According to a statement by Coinbase Institutional in its Crypto Market Outlook for 2026, new tax laws may make traditional gaming less attractive to some individuals. They may make event-related financial contracts more attractive.

The implication is that the deductions for the losses cannot exceed the winnings. Therefore, gamblers may be liable for taxes on their gross winnings even if they don't make a profit. Coinbase said the rule would apply broadly across sportsbooks - including the best sports betting sites - poker, and other high-risk trading activities that fall under gambling classifications. The firm argued that this structure could penalize frequent bettors who rely on losses to offset taxable income.

According to the institutional research team at Coinbase, a type of prediction market where bets are placed through financial contracts rather than traditional gambling bets could fare better under the new system. Because many prediction market apps on the blockchain function as derivatives related to physical events, they would likely face different tax structures.

Beyond tax considerations, Coinbase noted that prediction markets gained traction in 2025 as on-chain trading volumes rose sharply.
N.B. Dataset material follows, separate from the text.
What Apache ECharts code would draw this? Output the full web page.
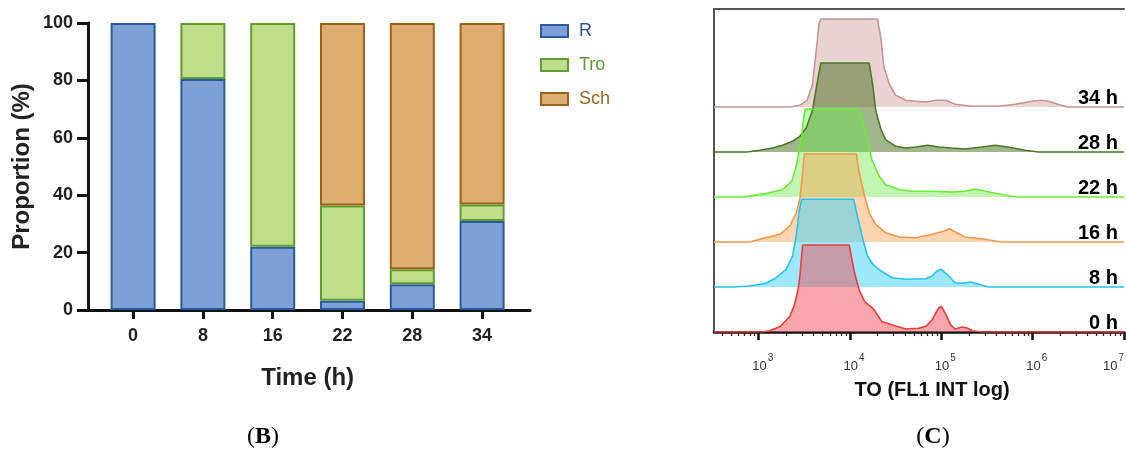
<!DOCTYPE html>
<html><head><meta charset="utf-8">
<script src="https://cdn.jsdelivr.net/npm/echarts@6/dist/echarts.min.js"></script>
<style>html,body{margin:0;padding:0;background:#fff}#c{width:1127px;height:455px}</style>
</head><body><div id="c"></div>
<script>
// ---------- Panel B data ----------
const timeCats = ['0', '8', '16', '22', '28', '34'];
const rValues   = [100, 80.5, 22, 3.2, 9, 31];
const troValues = [0, 19.5, 78, 33.2, 5.2, 5.8];
const schValues = [0, 0, 0, 63.6, 85.8, 63.2];

// ---------- Panel C data: [log10(FL1), count] ----------
const decadeTicks = [3, 4, 5, 6, 7];
const ridgeNames = ['0 h', '8 h', '16 h', '22 h', '28 h', '34 h'];
const hist0h = [[2.51,0],[3.04,0],[3.12,1.3],[3.23,5.3],[3.34,15.3],[3.39,27],[3.43,42],[3.45,55.3],[3.48,87],[3.99,87],[4.05,58.7],[4.10,42],[4.16,30.3],[4.25,23.7],[4.35,10.3],[4.50,6],[4.61,3],[4.75,3.7],[4.83,5.7],[4.90,12.3],[4.97,24],[5.00,25.7],[5.05,17.3],[5.10,7.3],[5.15,3],[5.23,5],[5.28,4],[5.34,1.3],[5.44,0],[7,0]];
const hist8h = [[2.51,0],[2.72,0],[2.90,1],[3.08,3.7],[3.19,9.3],[3.30,17.7],[3.37,31],[3.41,51],[3.44,74],[3.47,87.7],[4.04,87.7],[4.08,71],[4.14,47.7],[4.19,31],[4.25,22.7],[4.34,16],[4.46,9.3],[4.61,7.7],[4.83,8.3],[4.90,11],[4.95,16],[5.00,17.7],[5.06,12.7],[5.15,4.3],[5.23,3.7],[5.32,5],[5.41,2.7],[5.52,0],[7,0]];
const hist16h = [[2.51,0],[2.90,0],[2.97,1.7],[3.08,4.3],[3.23,7.7],[3.34,16],[3.41,29],[3.45,42.7],[3.48,69],[3.50,88],[4.07,88],[4.10,69],[4.16,46],[4.21,29],[4.28,17.7],[4.39,9.3],[4.54,5],[4.72,4.3],[4.90,7.7],[5.03,11],[5.09,13.3],[5.15,10],[5.26,5],[5.44,3.3],[5.59,1],[5.66,0],[7,0]];
const hist22h = [[2.51,0],[2.83,0],[2.87,0.6],[3.09,3.6],[3.26,7.3],[3.36,15.6],[3.40,27],[3.43,40],[3.47,60],[3.49,78],[3.51,88],[4.09,88],[4.12,80],[4.16,68],[4.19,57],[4.24,37],[4.32,20.7],[4.39,12.3],[4.54,7.3],[4.68,5.7],[4.90,5.7],[5.12,5],[5.26,5.7],[5.37,8],[5.48,5.7],[5.63,3],[5.77,0.7],[5.84,0],[7,0]];
const hist28h = [[2.51,0],[2.87,0],[3.01,1.7],[3.15,4],[3.26,6.7],[3.37,10.7],[3.45,15.7],[3.52,24],[3.59,42],[3.64,69],[3.68,89],[4.21,89],[4.25,65.7],[4.28,42],[4.34,22],[4.39,12.3],[4.50,5.7],[4.61,4],[4.72,5],[4.85,6.7],[4.97,5],[5.11,4],[5.26,3],[5.44,5],[5.59,6.7],[5.74,4.7],[5.92,1.7],[6.06,0],[7,0]];
const hist34h = [[2.51,0],[3.34,0],[3.45,1.7],[3.53,6.7],[3.59,23],[3.63,57],[3.66,83],[3.68,88],[4.30,88],[4.34,67],[4.37,40],[4.43,23],[4.50,11.7],[4.61,6.7],[4.72,5.7],[4.83,5],[4.94,6.7],[5.05,6.7],[5.15,2.7],[5.33,0.7],[5.63,0.7],[5.81,2.7],[5.99,5.7],[6.10,6.7],[6.20,5],[6.31,1.7],[6.39,0],[7,0]];
const histograms = [hist0h, hist8h, hist16h, hist22h, hist28h, hist34h];

// ---------- styles ----------
const SANS = '"Liberation Sans", Arial, Helvetica, sans-serif';
const SERIF = '"Liberation Serif", "Times New Roman", serif';
const ridgeStep = 45;
const ridgeStyles = [
  { line: '#ee3b3b', fill: 'rgba(240,80,90,0.5)' },
  { line: '#22c4ee', fill: 'rgba(60,210,245,0.5)' },
  { line: '#f79646', fill: 'rgba(250,160,80,0.45)' },
  { line: '#66ee33', fill: 'rgba(100,230,60,0.4)' },
  { line: '#4c7a22', fill: 'rgba(70,110,30,0.5)' },
  { line: '#c89595', fill: 'rgba(200,130,130,0.35)' }
];

const minorTicks = [];
for (let d = 2; d <= 6; d++) for (let k = 2; k <= 9; k++) {
  const v = d + Math.log10(k);
  if (v > 2.51 && v < 7) minorTicks.push(v);
}

const nz = v => (v === 0 ? '-' : v);
const barSeries = [
  { name: 'R', vals: rValues, fill: '#7da0d6', border: '#2c5aa0' },
  { name: 'Tro', vals: troValues, fill: '#c0de8a', border: '#5c9f2e' },
  { name: 'Sch', vals: schValues, fill: '#ddae70', border: '#9c6318' }
].map(s => ({
  name: s.name, type: 'bar', stack: 'total', xAxisIndex: 0, yAxisIndex: 0,
  barWidth: 45,
  itemStyle: { color: s.fill, borderColor: s.border, borderWidth: 2 },
  data: s.vals.map(nz)
}));

const ridgeSeries = [];
for (let i = histograms.length - 1; i >= 0; i--) {
  const off = i * ridgeStep;
  ridgeSeries.push({
    name: ridgeNames[i], type: 'line', xAxisIndex: 1, yAxisIndex: 1,
    symbol: 'none', smooth: false,
    lineStyle: { color: ridgeStyles[i].line, width: 1.6 },
    areaStyle: { color: ridgeStyles[i].fill, origin: off, opacity: 1 },
    data: histograms[i].map(([e, c]) => [e, c + off])
  });
}

const chart = echarts.init(document.getElementById('c'), null, { renderer: 'canvas' });
chart.setOption({
  animation: false,
  backgroundColor: '#fff',
  textStyle: { fontFamily: SANS },
  grid: [
    { left: 98.2, right: 610, top: 23, bottom: 145 },
    { left: 714, right: 1, top: 9, bottom: 123 },
    { left: 88, right: 597, top: 23, bottom: 145 }
  ],
  legend: {
    orient: 'vertical', left: 535, top: 16, itemWidth: 27, itemHeight: 12, itemGap: 14,
    icon: 'rect',
    textStyle: { fontSize: 18, fontFamily: SANS, lineHeight: 20, padding: [0, 0, 0, 6] },
    data: [
      { name: 'R', textStyle: { color: '#2e5597' } },
      { name: 'Tro', textStyle: { color: '#5a9e2e' } },
      { name: 'Sch', textStyle: { color: '#9c6418' } }
    ]
  },
  xAxis: [
    {
      gridIndex: 0, type: 'category', data: timeCats, boundaryGap: true,
      axisLine: { show: false },
      axisTick: { show: true, alignWithLabel: true, length: 9, lineStyle: { color: '#111', width: 3 } },
      axisLabel: { fontSize: 18, fontWeight: 'bold', color: '#222', margin: 17 },
      splitLine: { show: false },
      name: 'Time (h)', nameLocation: 'middle', nameGap: 56,
      nameTextStyle: { fontSize: 24, fontWeight: 'bold', color: '#222', padding: [0, 0, 0, 0] }
    },
    {
      gridIndex: 1, type: 'value', min: 2.51, max: 7,
      axisLine: { show: true, lineStyle: { color: '#111', width: 2.5 } },
      axisTick: { show: true, customValues: decadeTicks, length: 8, lineStyle: { color: '#111', width: 2.5 } },
      axisLabel: {
        customValues: decadeTicks, margin: 21, alignMaxLabel: 'right', padding: [0, 0, 0, 8],
        formatter: v => '{b|10}{s|' + Math.round(v) + '}',
        rich: {
          b: { fontSize: 13, color: '#333', fontFamily: SANS, verticalAlign: 'bottom' },
          s: { fontSize: 10, color: '#333', fontFamily: SANS, verticalAlign: 'bottom', padding: [0, 0, 10, 1] }
        }
      },
      splitLine: { show: false },
      name: 'TO (FL1 INT log)', nameLocation: 'middle', nameGap: 48,
      nameTextStyle: { fontSize: 20, fontWeight: 'bold', color: '#111', padding: [0, 0, 0, 26] }
    },
    {
      gridIndex: 1, type: 'value', min: 2.51, max: 7, position: 'bottom',
      axisLine: { show: false },
      axisTick: { show: true, customValues: minorTicks, length: 4, lineStyle: { color: '#222', width: 1.3 } },
      axisLabel: { show: false }, splitLine: { show: false }
    },
    {
      gridIndex: 1, type: 'value', min: 2.51, max: 7, position: 'top',
      axisLine: { show: true, lineStyle: { color: '#555', width: 2 } },
      axisTick: { show: false }, axisLabel: { show: false }, splitLine: { show: false }
    },
    {
      gridIndex: 2, type: 'value', min: 0, max: 1,
      axisLine: { show: true, lineStyle: { color: '#111', width: 3 } },
      axisTick: { show: false }, axisLabel: { show: false }, splitLine: { show: false }
    }
  ],
  yAxis: [
    {
      gridIndex: 0, type: 'value', min: 0, max: 100, interval: 20, offset: 10.2,
      axisLine: { show: true, lineStyle: { color: '#111', width: 3 } },
      axisTick: { show: true, length: 11, lineStyle: { color: '#111', width: 3 } },
      axisLabel: { fontSize: 18, fontWeight: 'bold', color: '#222', margin: 15 },
      splitLine: { show: false },
      name: 'Proportion (%)', nameLocation: 'middle', nameGap: 54, nameRotate: 90,
      nameTextStyle: { fontSize: 24, fontWeight: 'bold', color: '#222' }
    },
    {
      gridIndex: 1, type: 'value', min: 0, max: 323,
      axisLine: { show: true, lineStyle: { color: '#555', width: 2 } },
      axisTick: { show: false }, axisLabel: { show: false }, splitLine: { show: false }
    },
    {
      gridIndex: 2, type: 'value', min: 0, max: 1, show: false
    }
  ],
  series: [...barSeries, ...ridgeSeries]
});

const gfx = [
  { type: 'text', x: 263, y: 437, style: { text: '{p|(}{b|B}{p|)}', align: 'center', verticalAlign: 'middle',
      rich: { p: { font: '24px ' + SERIF, fill: '#000' }, b: { font: 'bold 24px ' + SERIF, fill: '#000' } } } },
  { type: 'text', x: 933, y: 437, style: { text: '{p|(}{b|C}{p|)}', align: 'center', verticalAlign: 'middle',
      rich: { p: { font: '24px ' + SERIF, fill: '#000' }, b: { font: 'bold 24px ' + SERIF, fill: '#000' } } } }
];
ridgeNames.forEach((n, i) => {
  const p = chart.convertToPixel({ xAxisIndex: 1, yAxisIndex: 1 }, [7, i * ridgeStep]);
  gfx.push({ type: 'text', x: p[0] - 6, y: p[1] - 9, z: 100,
    style: { text: n, align: 'right', verticalAlign: 'middle', font: 'bold 20px ' + SANS, fill: '#000' } });
});
chart.setOption({ graphic: gfx });
</script>
</body></html>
The firm characterized these markets as an emerging component of crypto infrastructure, with applications extending beyond speculation into real-time forecasting. According to the report, pricing signals from active markets have increasingly rivaled traditional polling and some financial indicators in terms of speed and responsiveness.

The outlook highlighted several major issues with the structure. Liquidity in prediction markets is diversified across a few protocols, leading to inefficiencies. Coinbase believes that there could be aggregation platforms that would collect odds and liquidity from multiple sites.

Although facing an uncertain environment in terms of regulations, the company stated that there remained an increasing demand for decentralized and censorship-resistant prediction tools.

Coinbase expands with prediction markets

Against the backdrop of prediction market growth, Coinbase outlined a broader expansion of its trading ecosystem last week, positioning prediction markets alongside stocks, derivatives, and digital assets within a single platform. During its System Update stream, Coinbase said it plans on significantly increasing the range of assets available to users, aiming to consolidate activity that had previously been spread across multiple services.

The company said it would begin integrating prediction markets through a partnership with Kalshi, with additional integrations expected later. Coinbase also confirmed plans to offer stock trading, perpetual futures, and early access to newly issued tokens, alongside expanded support for Solana-based assets.

The goal is to allow users to manage crypto, equities, and event-based contracts within a single account using either USD or USDC.

At launch, Coinbase added that access would focus on hundreds of high-capitalization and high-volume names, with plans to add thousands more stocks and ETFs over time.